Хозяйка Студии (Бутковская) [738]неизвестно почему была в холодной ярости, кажется п. ч. шипели на шуршавших бумагой.
 
   Я так рада, что вечер кончился!
 
   Поцелуйте от меня Вашу маму, ее присутствие меня сердечно тронуло, очень хочу ее повидать, она мне чем-то напоминает мою мать, я не ошибаюсь.
 
   Приходите как-нибудь завтракать с нами (в 12 ч. не взыщите, если попадете на что-нибудь скучное — потом пойдем с Муром в лес, полазим.
 
   Целую Вас. М. б. условитесь с С<ергеем> Я<ковлевичем> о дне? Тогда попадете на не скучное (относительно).
 
   Да! Я у Вас забыла своего КУРИЛУ (роговой, двуцветный) то есть мундштук, С<ергею> Я<ковлевичу> лучше не передавайте — потеряет — привезите сами.
 
   Понтайяк, уже 1-го сентября 1928 г., 2 ч. ночи
 
   Вы конечно не ждете этого письма, как не ждала его я. (Мысль: нужно ли дальше? Все уже сказано! Факт письма присутствующему, ту, что не смеешь сказать, а что не смеешь сказать? Ясно.)
 
   Для пущей же ясности: мне жалко, что Вы уезжаете. Потому что я Вас люблю. Полюбила за эти дни. Полюбила на все дни. За гордость. За горечь. За му<д>рость. За огромную доброту. За не знающий ее — ум. За то, что Вы — вне пола. (Помните, мы шли, и я Вам сказала: «зачем на духу? Как духу!») За душевное целомудрие, о котором упоминать — уже не целомудрие. За то, что Вы так очевидно и явно растете — большая. За любовь к котам. За любовь к детям. Когда у Вас будет ребенок, я буду счастлива.
 
   Мне очень больно расставаться с Вами. Кончаю в слезах. Письмо разорвите.
 
   М.

ЧЕРНОСВИТОВОЙ Е. А

   <Около 15 января 1927 г.>
 
   Дорогой друг, отвечаю Вам под непосредственным ударом Вашего письма. [739]
 
   О смерти Рильке я узнала 31-го, под Новый год, от случайного знакомого, и как-то ушами услышала, как-то ушами, т. е. мимо ушей Осознание пришло позже, если можно назвать осознанием явления-действенное и вызывающее непризнание его.

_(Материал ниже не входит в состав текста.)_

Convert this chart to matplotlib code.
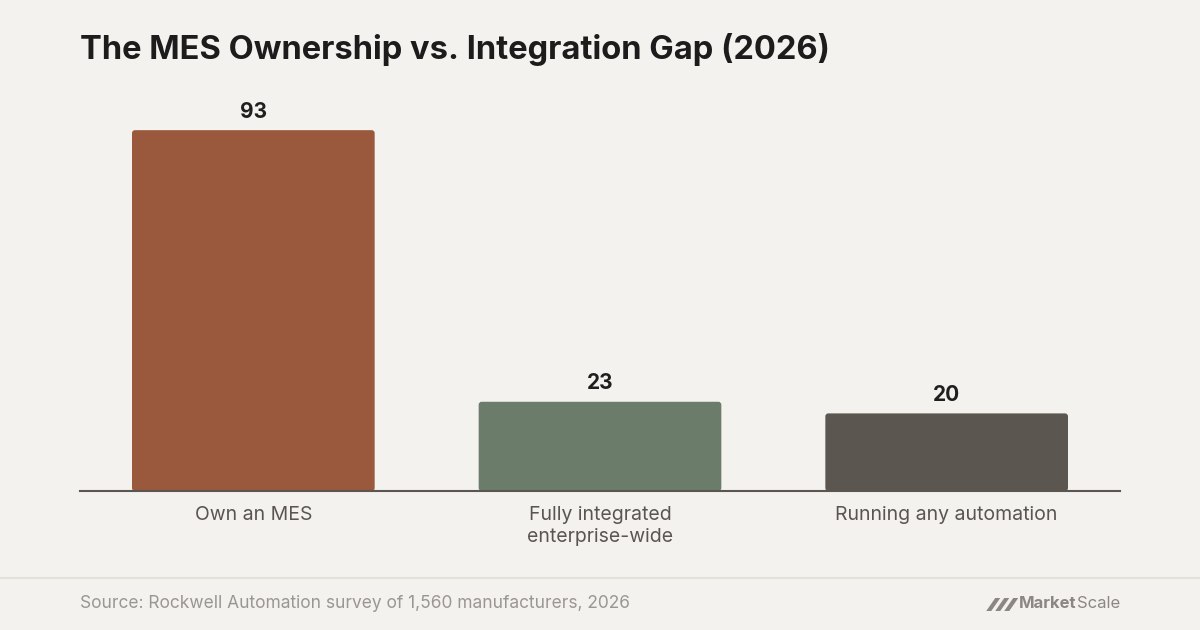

Ваше письмо застает меня в полном (и трудном) разгаре моего письма — к нему, [740]невозможного, потому что нужно сказать всё. Этим письмом с 31 декабря — живу, для него бросила «Федру» (II часть «Тезея», задуманного как трилогия — но из суеверия —). Это письмо, похоже, никогда не кончу, потому что когда «новости» изнутри… Еще останавливает меня его открытость (письма). Открытое письмо от меня — ему. (Вы знали его и, может быть, узнаете меня.) Письмо, которое будут читать все, кроме него! Впрочем, может быть, отчасти сам его пишет — подсказывает. Хотите одну правду о стихах? Всякая строчка—сотрудничество с «высшими силами», и поэт — много, если секретарь! — Думали ли Вы, кстати, о прекрасности этого слова: секретарь (secret [741])?
 
   Роль Рильке изменилась только в том, что, пока жил, сам сотрудничал с —, а теперь — «высшая сила».
 
   — Не увидьте во всем этом русской мистики! Речь-то ведь о земных делах. И самое небесное из вдохновений — ничто, если не претворено в земное дело.
 
   Очень важно для меня: откуда у Вас мой адрес? Из Bellevue ему писала всего раз — открытку, адреса не было, на Muzot. [742]На последнее мое письмо (из Вандеи) он не ответил, оно было на Ragaz, не знаете, дошло ли оно? Еще: упоминал ли он когда-нибудь мое имя, и если да, то как, по какому поводу? Еще не так давно я писала Борису Пастернаку в Москву: «Потеряла Рильке на каком-то повороте альпийской дороги…»
 
   ________
 
   Теперь — важнейшее: Вы пробыли с ним два месяца, а умер он всего две недели назад. Возьмите на себя огромное и героическое дело: восстановите эти два месяца с первой секунды знакомства, с первого впечатления, внешности, голоса и т. д. Возьмите тетрадь и заносите — сначала без системы, каждое слово, черту, пустяк. Когда будете записывать последовательно, — все это встанет на свое место. Ведь это еще почти дневник — с опозданием на два месяца. Начните тотчас же. Нет времени днем — по ночам. Не поддавайтесь священному, божественному чувству ревности, отрешенность (от я, мне, мое) — еще божественнее. Вспомните книгу Эккермана, единственную из всех дающую нам живого Гёте.
 
   ________
 
   Боюсь, что, получив мифологию, буду плакать. Пока — ни одной слезы: времени нет, места нет (всегда на людях), а может быть, по чести, охоты нет: неохота — есть. Плакать — признать. Пока не плачу — не умер.
 
   Я никогда его не видела, и для меня эта потеря — в духе (есть ли такие?!). Для Вас потеря бывшего, для меня — небывшего. Потеря Савойи с ним — куда никогда не поеду, — провалившейся 31 декабря со всеми Альпами — сквозь землю… На некоторые места карты не хочу смотреть — как вообще ни на что.
 
   Ко всему этому присоедините, что не принадлежу ни к одной церкви…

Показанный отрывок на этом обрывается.